Nokia union asks state to convert Chennai unit into electronic zone

Written by R Ravichandran | Chennai | Updated: Oct 22 2014, 15:09pm hrs
Nokia Chennai plantNokia Chennai plant has land, necessary infrastructure, equipment, assembly lines and skilled workforce that can be turned into an electronic zone.
The Nokia workers union the Nokia India Thozhilalar Sangam fearing loss of further jobs at the Chennai plant has requested the state government to convert it into an electronic zone, where consumer durables such as TV, set top boxes, laptops, etc, may be manufactured, in case if mobile phone production was not possible.

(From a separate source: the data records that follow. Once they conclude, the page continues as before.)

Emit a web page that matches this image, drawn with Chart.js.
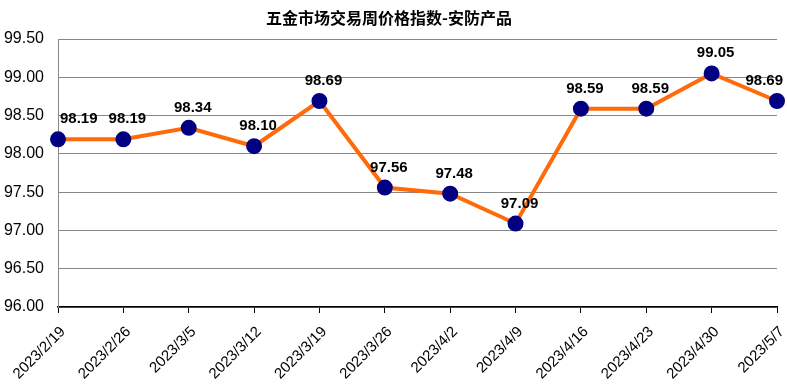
<!DOCTYPE html>
<html>
<head>
<meta charset="utf-8">
<script src="https://cdn.jsdelivr.net/npm/chart.js@4"></script>
<style>
  html, body { margin: 0; padding: 0; background: #fff; }
  #wrap { width: 787px; height: 389px; position: relative; }
</style>
</head>
<body>
<div id="wrap"><canvas id="myChart"></canvas></div>
<script>
const chartTitle = '五金市场交易周价格指数-安防产品';
const weeks = ['2023/2/19', '2023/2/26', '2023/3/5', '2023/3/12', '2023/3/19', '2023/3/26',
               '2023/4/2', '2023/4/9', '2023/4/16', '2023/4/23', '2023/4/30', '2023/5/7'];
const priceIndex = [98.19, 98.19, 98.34, 98.10, 98.69, 97.56, 97.48, 97.09, 98.59, 98.59, 99.05, 98.69];
const yMin = 96, yMax = 99.5, yStep = 0.5;

// title + value labels drawn by hand
const labelPlugin = {
  id: 'labels',
  afterDatasetsDraw(chart) {
    const ctx = chart.ctx;
    ctx.save();
    ctx.fillStyle = '#000';
    ctx.font = 'bold 16px "Noto Sans CJK SC"';
    ctx.textAlign = 'center';
    ctx.textBaseline = 'middle';
    ctx.fillText(chartTitle, 389, 18);

    ctx.font = 'bold 15px "Liberation Sans", Arial';
    ctx.textBaseline = 'alphabetic';
    const meta = chart.getDatasetMeta(0);
    meta.data.forEach((pt, i) => {
      const txt = priceIndex[i].toFixed(2);
      const w = ctx.measureText(txt).width;
      let x = pt.x + 4;
      if (x - w / 2 < chart.chartArea.left + 2) x = chart.chartArea.left + 2 + w / 2;
      if (x + w / 2 > chart.width - 4) x = chart.width - 4 - w / 2;
      ctx.fillText(txt, x, pt.y - 16);
    });
    ctx.restore();
  }
};

const ctx = document.getElementById('myChart').getContext('2d');
new Chart(ctx, {
  type: 'line',
  data: {
    labels: weeks,
    datasets: [{
      data: priceIndex,
      borderColor: '#FF6A0A',
      borderWidth: 4,
      pointBackgroundColor: '#000080',
      pointBorderColor: '#000080',
      pointRadius: 6,
      pointHoverRadius: 6,
      tension: 0,
      clip: false
    }]
  },
  options: {
    responsive: true,
    maintainAspectRatio: false,
    animation: false,
    layout: { padding: { top: 39, right: 10, left: 0, bottom: 0 } },
    plugins: {
      legend: { display: false },
      title: { display: false },
      tooltip: { enabled: false }
    },
    scales: {
      x: {
        offset: false,
        grid: { drawOnChartArea: false, color: '#000', tickLength: 6, tickColor: '#000' },
        border: { color: '#000', width: 1.5 },
        ticks: {
          color: '#000',
          font: { family: '"Liberation Sans", Arial', size: 15 },
          maxRotation: 45,
          minRotation: 45,
          autoSkip: false,
          padding: 10,
          labelOffset: 5
        },
        afterFit(scale) {
          scale.height = 82;
          scale.paddingLeft = 0;
          scale.paddingRight = 0;
        }
      },
      y: {
        min: yMin,
        max: yMax,
        grid: { color: '#888', drawTicks: false, lineWidth: 1 },
        border: { color: '#888' },
        ticks: {
          stepSize: yStep,
          color: '#000',
          padding: 14,
          font: { family: '"Liberation Sans", Arial', size: 16 },
          callback: v => v.toFixed(2)
        },
        afterFit(scale) { scale.width = 58; }
      }
    }
  },
  plugins: [labelPlugin]
});
</script>
</body>
</html>
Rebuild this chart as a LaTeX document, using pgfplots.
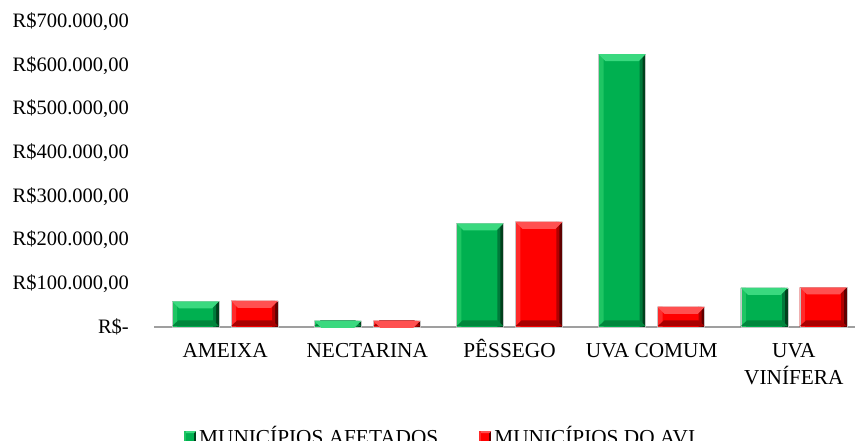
\documentclass[border=0pt]{standalone}
\usepackage{fontspec}
\setmainfont{Liberation Serif}
\usepackage{pgfplots}
\usepackage{pgfplotstable}
\pgfplotsset{compat=1.18}
\definecolor{gm}{HTML}{00B050}
\definecolor{gt}{HTML}{3AD97F}
\definecolor{gl}{HTML}{1EC563}
\definecolor{gr}{HTML}{00401C}
\definecolor{grm}{HTML}{00793A}
\definecolor{gb}{HTML}{00863C}
\definecolor{rm}{HTML}{FF0000}
\definecolor{rt}{HTML}{FF5050}
\definecolor{rl}{HTML}{FF2A2A}
\definecolor{rr}{HTML}{600000}
\definecolor{rrm}{HTML}{B00000}
\definecolor{rb}{HTML}{A80000}
\pgfdeclareplotmark{bevtop}{%
  \pgfpathmoveto{\pgfqpoint{-23.5bp}{0bp}}%
  \pgfpathlineto{\pgfqpoint{23.5bp}{0bp}}%
  \pgfpathlineto{\pgfqpoint{16.5bp}{-7bp}}%
  \pgfpathlineto{\pgfqpoint{-16.5bp}{-7bp}}%
  \pgfpathclose\pgfusepathqfill}
\pgfdeclareplotmark{bevbot}{%
  \pgfpathmoveto{\pgfqpoint{-23.5bp}{0.8bp}}%
  \pgfpathlineto{\pgfqpoint{23.5bp}{0.8bp}}%
  \pgfpathlineto{\pgfqpoint{17.5bp}{6.5bp}}%
  \pgfpathlineto{\pgfqpoint{-17.5bp}{6.5bp}}%
  \pgfpathclose\pgfusepathqfill}
\newcommand{\yfont}{\fontsize{20.5bp}{27bp}\selectfont}
\newcommand{\xfont}{\fontsize{21.3bp}{27bp}\selectfont}
\pgfplotstableread{
x g r z
0 59000 60000 0
1 14000 14000 0
2 238000 241000 0
3 626000 46000 0
4 90000 91000 0
}\datatable
\begin{document}
\begin{tikzpicture}[x=1bp,y=1bp]
\path[use as bounding box] (0,0) rectangle (855,441);
\begin{axis}[
  at={(154bp,114bp)}, anchor=south west, scale only axis,
  width=701bp, height=305bp,
  xmin=-0.5, xmax=4.43, ymin=0, ymax=700000,
  axis x line*=bottom, axis y line*=left,
  y axis line style={draw=none},
  x axis line style={draw=gray!75, line width=1.5bp, -},
  tick style={draw=none},
  xtick={0,1,2,3,4},
  xticklabels={{AMEIXA\\\strut},{NECTARINA\\\strut},{PÊSSEGO\\\strut},{UVA COMUM\\\strut},{UVA\\VINÍFERA}},
  ytick={0,100000,200000,300000,400000,500000,600000,700000},
  yticklabels={R\$-,{R\$100.000,00},{R\$200.000,00},{R\$300.000,00},{R\$400.000,00},{R\$500.000,00},{R\$600.000,00},{R\$700.000,00}},
  scaled y ticks=false,
  xticklabel style={font=\xfont, align=center, anchor=base, yshift=-58bp, inner sep=0pt},
  yticklabel style={font=\yfont, anchor=east, inner sep=0pt, xshift=-25bp},
  legend style={at={(0.0428,-0.3607)}, anchor=west, draw=none, fill=none,
    inner sep=0pt, legend columns=2, font=\xfont,
    nodes={inner sep=0pt, text height=14bp, text depth=0pt},
    /tikz/every odd column/.append style={column sep=3bp},
    /tikz/every even column/.append style={column sep=41bp}},
  legend cell align=left,
  clip=false,
]
% green series: dark right edge, mid strip, main body, light left edge
\addplot[ybar, bar width=47bp, bar shift=-29.5bp, fill=gr, draw=none,
  legend image code/.code={
    \fill[gr] (0bp,-6bp) rectangle (12bp,6bp);
    \fill[gm] (0bp,-6bp) rectangle (10bp,6bp);
    \fill[gt] (0bp,6bp) -- (12bp,6bp) -- (10bp,4bp) -- (2bp,4bp) -- cycle;
    \fill[gl] (0bp,-6bp) rectangle (1.5bp,6bp);}]
  table[x=x, y=g] {\datatable};
\addlegendentry{MUNICÍPIOS AFETADOS}
\addplot[ybar, bar width=3.5bp, bar shift=-10.75bp, fill=grm, draw=none, forget plot]
  table[x=x, y=g] {\datatable};
\addplot[ybar, bar width=41bp, bar shift=-32.5bp, fill=gm, draw=none, forget plot]
  table[x=x, y=g] {\datatable};
\addplot[ybar, bar width=5bp, bar shift=-50.5bp, fill=gl, draw=none, forget plot]
  table[x=x, y=g] {\datatable};
% red series
\addplot[ybar, bar width=47bp, bar shift=29.5bp, fill=rr, draw=none,
  legend image code/.code={
    \fill[rr] (0bp,-6bp) rectangle (12bp,6bp);
    \fill[rm] (0bp,-6bp) rectangle (10bp,6bp);
    \fill[rt] (0bp,6bp) -- (12bp,6bp) -- (10bp,4bp) -- (2bp,4bp) -- cycle;
    \fill[rl] (0bp,-6bp) rectangle (1.5bp,6bp);}]
  table[x=x, y=r] {\datatable};
\addlegendentry{MUNICÍPIOS DO AVI}
\addplot[ybar, bar width=3.5bp, bar shift=48.25bp, fill=rrm, draw=none, forget plot]
  table[x=x, y=r] {\datatable};
\addplot[ybar, bar width=41bp, bar shift=26.5bp, fill=rm, draw=none, forget plot]
  table[x=x, y=r] {\datatable};
\addplot[ybar, bar width=5bp, bar shift=8.5bp, fill=rl, draw=none, forget plot]
  table[x=x, y=r] {\datatable};
% bevel bottoms
\addplot[only marks, mark=bevbot, color=gb, mark options={xshift=-29.5bp}, forget plot]
  table[x=x, y=z] {\datatable};
\addplot[only marks, mark=bevbot, color=rb, mark options={xshift=29.5bp}, forget plot]
  table[x=x, y=z] {\datatable};
% bevel tops
\addplot[only marks, mark=bevtop, color=gt, mark options={xshift=-29.5bp}, forget plot]
  table[x=x, y=g] {\datatable};
\addplot[only marks, mark=bevtop, color=rt, mark options={xshift=29.5bp}, forget plot]
  table[x=x, y=r] {\datatable};
% thin outline
\addplot[ybar, bar width=47bp, bar shift=-29.5bp, fill=none, draw=gray!45, line width=0.4bp, forget plot]
  table[x=x, y=g] {\datatable};
\addplot[ybar, bar width=47bp, bar shift=29.5bp, fill=none, draw=gray!45, line width=0.4bp, forget plot]
  table[x=x, y=r] {\datatable};
\end{axis}
\end{tikzpicture}
\end{document}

Nokia India had announced its decision to suspend production at the Chennai plant, effective November 1, owing to cancellation of orders by Microsoft for low-end handsets. We have been asked by the state government to meet senior officials of both industry as well labour departments on October 23 to find solutions for the inevitable threat ahead of us, said A Soundararajan, a CITU leader, a MLA, who is spearheading the cause of Nokia India workers problems over the last one year or so.

On Sunday, Soundararajan, along with a CPM MP from Tamil Nadu, had met Union commerce and industry minister Nirmala Sitharaman in New Delhi and appraised her of the impending job threat.

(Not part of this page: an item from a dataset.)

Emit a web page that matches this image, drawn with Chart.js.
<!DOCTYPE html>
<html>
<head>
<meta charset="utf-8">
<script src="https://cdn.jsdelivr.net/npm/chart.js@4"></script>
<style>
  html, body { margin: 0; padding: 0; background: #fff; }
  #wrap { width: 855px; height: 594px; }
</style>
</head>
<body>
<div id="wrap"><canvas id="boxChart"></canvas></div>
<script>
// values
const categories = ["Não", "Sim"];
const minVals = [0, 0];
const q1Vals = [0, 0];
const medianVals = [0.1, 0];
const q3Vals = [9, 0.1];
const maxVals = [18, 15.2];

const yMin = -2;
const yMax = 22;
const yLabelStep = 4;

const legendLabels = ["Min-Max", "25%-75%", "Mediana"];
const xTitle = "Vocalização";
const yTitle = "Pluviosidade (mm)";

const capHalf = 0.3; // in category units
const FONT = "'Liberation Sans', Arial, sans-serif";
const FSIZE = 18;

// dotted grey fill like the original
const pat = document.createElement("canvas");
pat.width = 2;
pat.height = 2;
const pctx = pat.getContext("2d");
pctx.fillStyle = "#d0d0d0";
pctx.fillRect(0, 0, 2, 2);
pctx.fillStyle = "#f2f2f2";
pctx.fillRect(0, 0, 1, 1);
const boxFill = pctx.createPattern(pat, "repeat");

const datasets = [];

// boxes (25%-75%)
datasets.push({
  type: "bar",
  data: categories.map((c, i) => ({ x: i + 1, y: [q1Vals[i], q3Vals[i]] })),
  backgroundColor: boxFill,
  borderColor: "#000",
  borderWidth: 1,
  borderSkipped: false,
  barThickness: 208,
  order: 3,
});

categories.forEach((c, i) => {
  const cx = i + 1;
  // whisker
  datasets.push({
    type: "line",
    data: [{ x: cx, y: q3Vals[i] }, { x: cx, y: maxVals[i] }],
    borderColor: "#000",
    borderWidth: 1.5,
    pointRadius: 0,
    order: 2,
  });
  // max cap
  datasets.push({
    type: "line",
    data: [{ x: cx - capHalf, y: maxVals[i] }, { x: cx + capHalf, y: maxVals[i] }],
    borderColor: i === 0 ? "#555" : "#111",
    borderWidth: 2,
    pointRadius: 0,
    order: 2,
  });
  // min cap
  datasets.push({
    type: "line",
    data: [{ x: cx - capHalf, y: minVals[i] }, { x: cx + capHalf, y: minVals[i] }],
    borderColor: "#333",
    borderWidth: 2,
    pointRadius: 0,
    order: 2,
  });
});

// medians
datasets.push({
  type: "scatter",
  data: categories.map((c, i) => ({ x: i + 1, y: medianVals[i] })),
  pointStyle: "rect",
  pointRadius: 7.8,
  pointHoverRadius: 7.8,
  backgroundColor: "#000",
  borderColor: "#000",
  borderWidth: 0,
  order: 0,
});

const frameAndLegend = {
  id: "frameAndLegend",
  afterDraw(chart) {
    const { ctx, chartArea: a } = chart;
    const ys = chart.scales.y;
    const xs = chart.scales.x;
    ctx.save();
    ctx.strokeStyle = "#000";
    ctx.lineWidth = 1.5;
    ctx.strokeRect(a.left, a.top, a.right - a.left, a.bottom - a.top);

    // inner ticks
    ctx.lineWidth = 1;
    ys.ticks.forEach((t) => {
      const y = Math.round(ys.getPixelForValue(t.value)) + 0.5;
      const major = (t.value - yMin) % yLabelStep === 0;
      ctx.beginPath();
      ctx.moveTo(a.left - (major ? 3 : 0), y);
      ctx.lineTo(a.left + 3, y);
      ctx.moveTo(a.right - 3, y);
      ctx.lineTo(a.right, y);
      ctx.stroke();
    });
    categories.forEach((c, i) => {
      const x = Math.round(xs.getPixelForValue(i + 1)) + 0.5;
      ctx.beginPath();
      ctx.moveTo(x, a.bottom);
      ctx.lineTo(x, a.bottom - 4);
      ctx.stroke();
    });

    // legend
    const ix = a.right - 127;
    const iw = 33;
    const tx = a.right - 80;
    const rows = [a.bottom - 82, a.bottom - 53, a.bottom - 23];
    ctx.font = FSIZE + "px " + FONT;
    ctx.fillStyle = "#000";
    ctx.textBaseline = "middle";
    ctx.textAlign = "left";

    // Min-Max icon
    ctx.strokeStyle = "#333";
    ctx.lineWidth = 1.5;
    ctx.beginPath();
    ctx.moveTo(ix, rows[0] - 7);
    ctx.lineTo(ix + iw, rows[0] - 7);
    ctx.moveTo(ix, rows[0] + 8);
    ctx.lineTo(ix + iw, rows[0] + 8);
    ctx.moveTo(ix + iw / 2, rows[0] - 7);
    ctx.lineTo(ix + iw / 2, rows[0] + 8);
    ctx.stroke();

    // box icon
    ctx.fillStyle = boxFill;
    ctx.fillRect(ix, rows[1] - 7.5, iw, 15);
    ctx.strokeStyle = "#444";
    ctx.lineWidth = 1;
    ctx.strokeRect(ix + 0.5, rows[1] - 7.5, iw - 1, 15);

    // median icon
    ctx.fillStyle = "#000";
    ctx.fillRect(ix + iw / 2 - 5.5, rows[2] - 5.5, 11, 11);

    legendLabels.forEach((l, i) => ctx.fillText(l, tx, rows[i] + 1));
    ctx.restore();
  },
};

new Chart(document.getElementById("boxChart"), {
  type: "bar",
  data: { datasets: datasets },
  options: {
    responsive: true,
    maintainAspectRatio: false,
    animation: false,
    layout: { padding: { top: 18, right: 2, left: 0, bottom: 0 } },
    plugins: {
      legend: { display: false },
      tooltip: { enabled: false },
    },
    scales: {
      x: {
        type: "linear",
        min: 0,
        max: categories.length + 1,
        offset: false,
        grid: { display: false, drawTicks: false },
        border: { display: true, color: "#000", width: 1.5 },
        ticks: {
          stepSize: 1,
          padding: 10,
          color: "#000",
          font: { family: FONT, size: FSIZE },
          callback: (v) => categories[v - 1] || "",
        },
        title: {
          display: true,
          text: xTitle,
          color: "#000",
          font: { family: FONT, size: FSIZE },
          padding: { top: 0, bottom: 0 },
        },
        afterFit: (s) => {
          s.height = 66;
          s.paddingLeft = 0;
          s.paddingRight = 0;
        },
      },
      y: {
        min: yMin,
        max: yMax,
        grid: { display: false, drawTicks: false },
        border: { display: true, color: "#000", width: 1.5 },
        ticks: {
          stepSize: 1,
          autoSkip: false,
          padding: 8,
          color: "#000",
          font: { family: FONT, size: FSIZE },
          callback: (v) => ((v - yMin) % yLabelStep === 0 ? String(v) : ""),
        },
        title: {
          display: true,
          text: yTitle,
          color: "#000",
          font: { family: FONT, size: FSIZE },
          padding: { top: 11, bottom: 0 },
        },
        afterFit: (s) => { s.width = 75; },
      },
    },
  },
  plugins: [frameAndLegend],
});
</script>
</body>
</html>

The minister in turn has assured him of finding a solution in a weeks time. Speaking to the FE, he said: The state government does not require any major investment to convert the Chennai plant into an electronic goods manufacturing one. The Nokia India Chennai plant has land, necessary infrastructure, equipment, assembly lines and skilled workforce. With some modifications at the plant level, the state government can turn it into an electronic zone.

In case, if the state requires, it can find a joint venture partner to make such goods here. Even the state-owned ELCOT (Electronics Corporation of Tamil Nadu) can assist the government in chalking out plans for the plant, Soundararajan told FE. The state government is already involved in making and selling mineral water, food items (through canteens), salt, cement, etc.

If both central and state governments decide, they can find out an amicable solution for the Chennai plant. There are a number of options before them to save 850-odd remaining workers at the factory here, he added. Nearly 5,500 workers have opted for VRS.